An asteroid was detected to fly by Earth on March 4, at 03:00 a.m. ET (local time).
The asteroid is called 138971 (2001 CB21) and its size is up to 1.3 kilometers (0.81 miles) in diameter, approximately four times as wide as the Eiffel Tower and comparable to the size of the Golden Gate Bridge.
Discovery of 2001 CB21 Asteroid
Gianluca Masi, an astronomer at the Virtual Telescope Project in Italy, detected the 2001 CB21 asteroid on Jan. 30 when the asteroid was over 21.5 million miles away from Earth.
The National Aeronautics and Space Administration (NASA)'s Center for Near Earth Object Studies (CNEOS) classified the asteroid as a "Potentially Hazardous Asteroid (PHA)," as per the Space Reference organization.
Also classified as a Near Earth Asteroid (NEA), the classifications on 2001 CB21 are based on its predicted relative closest distance, 4,911,102 million kilometers (3,051,617 miles), when it passes on Earth.
To put into perspective, the distance of the asteroid when it passes Earth is about 13 times between Earth and the moon.
The asteroid has been categorized as a small Apollo-class Asteroid (APO) since its orbit will cross Earth's orbit.
Further categorization of APOs is also based on the asteroid's size.
2001 CB21 makes an orbit around the sun once every 384 days (1.05 years), as per Space Reference.
Also read: Massive Asteroid Size of Golden Gate Bridge Will Pass by Earth on January 18
Other Asteroids: Apophis and the 1994 PC1
The classifications of asteroids as PHAs are not rare.
In fact, an asteroid flyby occurred last month. A large PHA-classified asteroid called 1994 PC1 safely passed by Earth on Jan. 18.
The asteroid has an estimated size of 1 kilometer (0.6 miles) and with a height more than twice of the Empire State Building, as per the Earth Sky organization.
The said asteroid was first discovered in 1994.
Another asteroid called 99942 Apophis, with the size of 1,120 feet (0.34 kilometers) will make a close encounter with Earth on April 13, 2029.

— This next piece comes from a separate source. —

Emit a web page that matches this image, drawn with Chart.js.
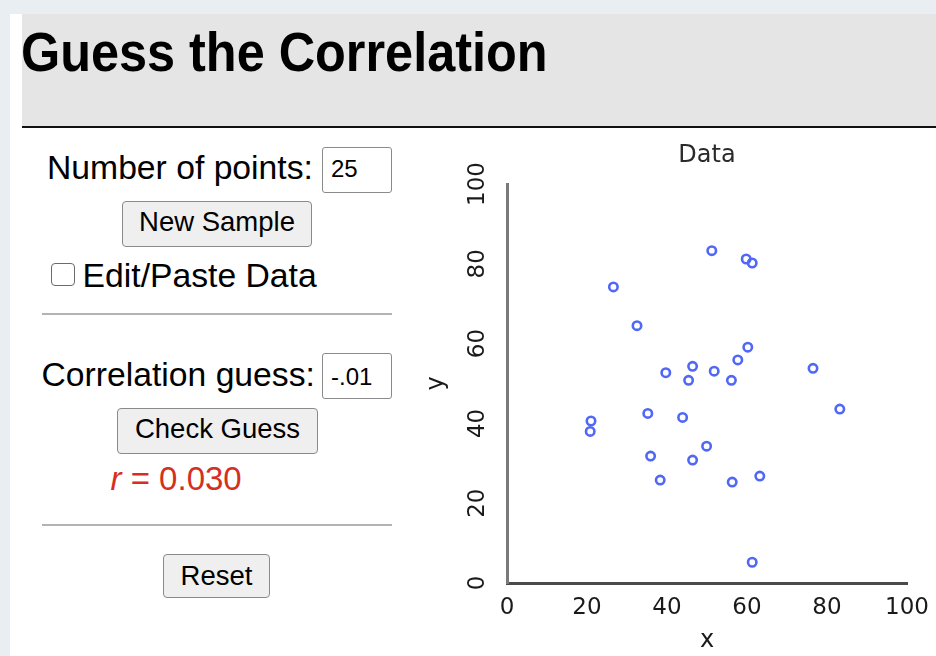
<!DOCTYPE html>
<html>
<head>
<meta charset="utf-8">
<script src="https://cdn.jsdelivr.net/npm/chart.js@4"></script>
<style>
  body { margin: 0; background: #e9eef2; width: 936px; height: 656px; overflow: hidden; position: relative; font-family: "Liberation Sans", Arial, sans-serif; }
  .abs { position: absolute; }
  .t { position: absolute; white-space: nowrap; line-height: 1; color: #000; }
  .box { position: absolute; box-sizing: border-box; border: 1px solid #8a8a8a; border-radius: 3px; background: #fff; }
  .btn { position: absolute; box-sizing: border-box; border: 1px solid #8a8a8a; border-radius: 4px; background: #efefef; text-align: center; font-size: 27.5px; line-height: 1; white-space: nowrap; }
  .rule { position: absolute; left: 42px; width: 350px; height: 2px; background: #b3b3b3; }
</style>
</head>
<body>
<div class="abs" style="left:10px; top:14px; width:926px; height:642px; background:#fff;"></div>
<div class="abs" style="left:22px; top:14px; width:914px; height:112px; background:#e5e5e5;"></div>
<div class="abs" style="left:22px; top:126px; width:914px; height:2px; background:#111;"></div>
<div class="t" style="left:21px; top:24px; font-size:56px; font-weight:bold; transform:scaleX(0.9); transform-origin:left top;">Guess the Correlation</div>

<!-- left panel -->
<div class="t" style="left:47px; top:150.8px; font-size:33.7px;">Number of points:</div>
<div class="box" style="left:322px; top:147px; width:70px; height:46px;"></div>
<div class="t" style="left:331px; top:156.7px; font-size:24px;">25</div>
<div class="btn" style="left:122px; top:201px; width:190px; height:46px; padding-top:6.4px;">New Sample</div>
<div class="abs" style="left:51px; top:263px; width:24px; height:23px; box-sizing:border-box; border:1.5px solid #6b6b6b; border-radius:4px; background:#fff;"></div>
<div class="t" style="left:82.6px; top:258.5px; font-size:33.7px;">Edit/Paste Data</div>
<div class="rule" style="top:313px;"></div>

<div class="t" style="left:41.5px; top:358.2px; font-size:33.7px;">Correlation guess:</div>
<div class="box" style="left:322px; top:353px; width:70px; height:46px;"></div>
<div class="t" style="left:331px; top:364.7px; font-size:24px;">-.01</div>
<div class="btn" style="left:117px; top:408px; width:201px; height:46px; padding-top:6px;">Check Guess</div>
<div class="t" style="left:110.5px; top:462.1px; font-size:33px; color:#d4301f;"><i>r</i> = 0.030</div>
<div class="rule" style="top:524px;"></div>
<div class="btn" style="left:163px; top:554px; width:107px; height:44px; padding-top:6.7px;">Reset</div>

<canvas id="myChart" width="516" height="526" style="position:absolute; left:420px; top:130px;"></canvas>

<script>
// 散布図のデータ（25点）
const xs = [51.2, 59.8, 61.3, 26.6, 32.5, 60.2, 57.7, 46.4, 39.7, 51.8, 45.4, 56.1, 76.5,
  35.2, 43.9, 83.2, 21.0, 20.8, 49.9, 35.9, 46.4, 38.3, 56.3, 63.2, 61.3]
const ys = [83.3, 81.2, 80.2, 74.2, 64.5, 59.1, 55.9, 54.3, 52.7, 53.1, 50.8, 50.8, 53.8,
  42.5, 41.5, 43.6, 40.6, 38.0, 34.3, 31.8, 30.8, 25.8, 25.3, 26.8, 5.2]
const axisTicks = [0, 20, 40, 60, 80, 100]

let pts = xs.map((x, i) => {
  return { x: x, y: ys[i] }
})

Chart.defaults.font.family = "'DejaVu Sans', Verdana, sans-serif"
Chart.defaults.color = "#1a1a1a"

const ctx = document.getElementById("myChart")

new Chart(ctx, {
  type: "scatter",
  data: {
    datasets: [
      {
        label: "Data",
        data: pts,
        pointRadius: 4.2,
        pointHoverRadius: 4.2,
        borderWidth: 2.6,
        borderColor: "#5167f6",
        backgroundColor: "rgba(255,255,255,0)",
      },
    ],
  },
  options: {
    responsive: false,
    animation: false,
    devicePixelRatio: 1,
    layout: { padding: { left: 0, right: 29, top: 0, bottom: 0 } },
    plugins: {
      legend: { display: false },
      tooltip: { enabled: false },
      title: {
        display: true,
        text: "Data",
        fullSize: false,
        color: "#2a2a2a",
        font: { size: 24, weight: "normal" },
        padding: { top: 11, bottom: 14.2 },
      },
    },
    scales: {
      x: {
        type: "linear",
        min: axisTicks[0],
        max: axisTicks[axisTicks.length - 1],
        afterBuildTicks: (s) => { s.ticks = axisTicks.map((v) => ({ value: v })) },
        afterFit: (s) => { s.height = 73 },
        // tick marks stay hidden, tickLength only pushes the labels down
        grid: { display: false, drawTicks: true, tickLength: 4 },
        border: { display: true, color: "#4a4a4a", width: 3 },
        ticks: { font: { size: 23 }, padding: 7, color: "#1a1a1a", maxRotation: 0 },
        title: { display: true, text: "x", font: { size: 24 }, color: "#1a1a1a", padding: { top: 0, bottom: 1 } },
      },
      y: {
        type: "linear",
        min: axisTicks[0],
        max: axisTicks[axisTicks.length - 1],
        afterBuildTicks: (s) => { s.ticks = axisTicks.map((v) => ({ value: v })) },
        afterFit: (s) => { s.width = 87 },
        grid: { display: false, drawTicks: false },
        border: { display: true, color: "#7a7a7a", width: 3 },
        ticks: { font: { size: 23 }, padding: 7, color: "#1a1a1a", minRotation: 90, maxRotation: 90, crossAlign: "center" },
        title: { display: true, text: "y", font: { size: 24 }, color: "#1a1a1a", padding: { top: 2.5, bottom: 0 } },
      },
    },
  },
})
</script>
</body>
</html>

Discovered in 2004, Apophis will pass by Earth with only a distance of 31,000 kilometers (19,000 miles) from our planet.
The Apophis is considered to be one of the most dangerous asteroids that might strike Earth due to the estimated close distance when it passes Earth in 2029.
Measures Against a Possible Asteroid Strike
There have been no planet-killing asteroids that struck Earth since the Chicxulub crater asteroid that caused the fifth mass extinction around 66 million years ago.
The asteroid left its crater off the coast of Mexico, where its impact brought an end to the dinosaurs and the majority of other animal and plant species living on Earth at that time, as per The Harvard Gazette.
However, NASA is preparing measures against a possible asteroid strike on Earth in the future.
Currently, NASA is engaging in a program called the Double Asteroid Redirection Test (DART) mission with the primary objective of deflecting an incoming asteroid away from Earth.
Launched on Nov. 24, 2021, the DART mission is a test designed to evaluate the kinetic impact technique by hitting an asteroid with a spacecraft and observing any changes in the asteroid's orbit before and after, as per NASA.
The space agency will conduct the test by flying the DART spacecraft at a high relative velocity to the binary near-Earth asteroid called 65803 Didymos and its moonlet.
The DART spacecraft is expected to intercept Didymos' moonlet in late September 2022, as per NASA's Planetary Defense Coordination Office.